Unnamed: 0,code,year
0,ABW,2010
1,ABW,2015
2,AFG,2010
3,AFG,2015
4,AGO,2010
...,...,...
429,ZAF,2015
430,ZMB,2010
431,ZMB,2015
432,ZWE,2010


In [22]:
un_a = '''SELECT code, year
FROM economies
-- Set theory clause
UNION ALL
SELECT country_code, year
FROM populations
ORDER BY code, year;'''
sqldf(un_a,env=None)

Unnamed: 0,code,year
0,ABW,2010
1,ABW,2015
2,AFG,2010
3,AFG,2010
4,AFG,2015
...,...,...
809,ZMB,2015
810,ZWE,2010
811,ZWE,2010
812,ZWE,2015


- Nicely done! UNION returned 434 records, whereas UNION ALL returned 814. Are you able to spot the duplicates in the UNION ALL?

# At the INTERSECT

Well done getting through the material on INTERSECT!\
Let's say you are interested in those countries that share names with cities. Use this task as an opportunity to show off your knowledge of set theory in SQL!



In [25]:
# Return all cities with the same name as a country
i = '''SELECT name
FROM cities
INTERSECT 
SELECT country_name
FROM countries;'''
sqldf(i,env=None)

Unnamed: 0,name
0,Singapore


- Nice one! It looks as though Singapore is the only country in our database that has a city with the same name!

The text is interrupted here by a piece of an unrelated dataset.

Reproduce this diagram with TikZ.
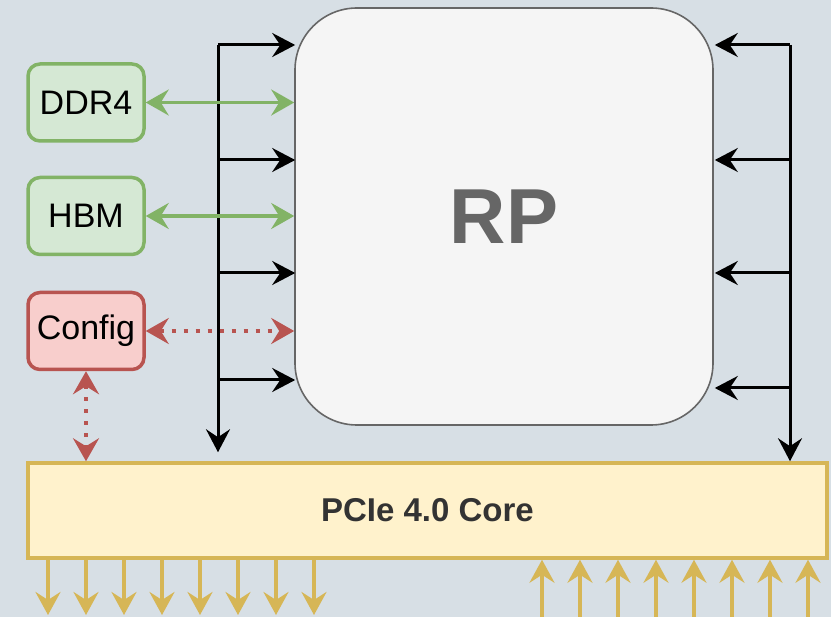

Which of the following definitions of set operations is correct?\
Correct! INTERSECT is a robust set operation for finding the set of identical records between two sets of records.✅

# EXCEPT

- You've got it, EXCEPT...
Just as you were able to leverage INTERSECT to find the names of cities with the same names as countries, you can also do the reverse, using EXCEPT.\
In this exercise, you will find the names of cities that do not have the same names as their countries.

In [29]:
# Return all cities that do not have the same name as a country
e = '''SELECT name
FROM cities
EXCEPT  
SELECT country_name
FROM countries
ORDER BY name;'''
sqldf(e,env=None)

Unnamed: 0,name
0,Abidjan
1,Abu Dhabi
2,Abuja
3,Accra
4,Addis Ababa
...,...
230,Yerevan
231,Yokohama
232,Zhengzhou
233,Zhongshan


- EXCEPTional! Note that if countries had been on the left and cities on the right, you would have returned the opposite: all countries that do not have the same name as a city.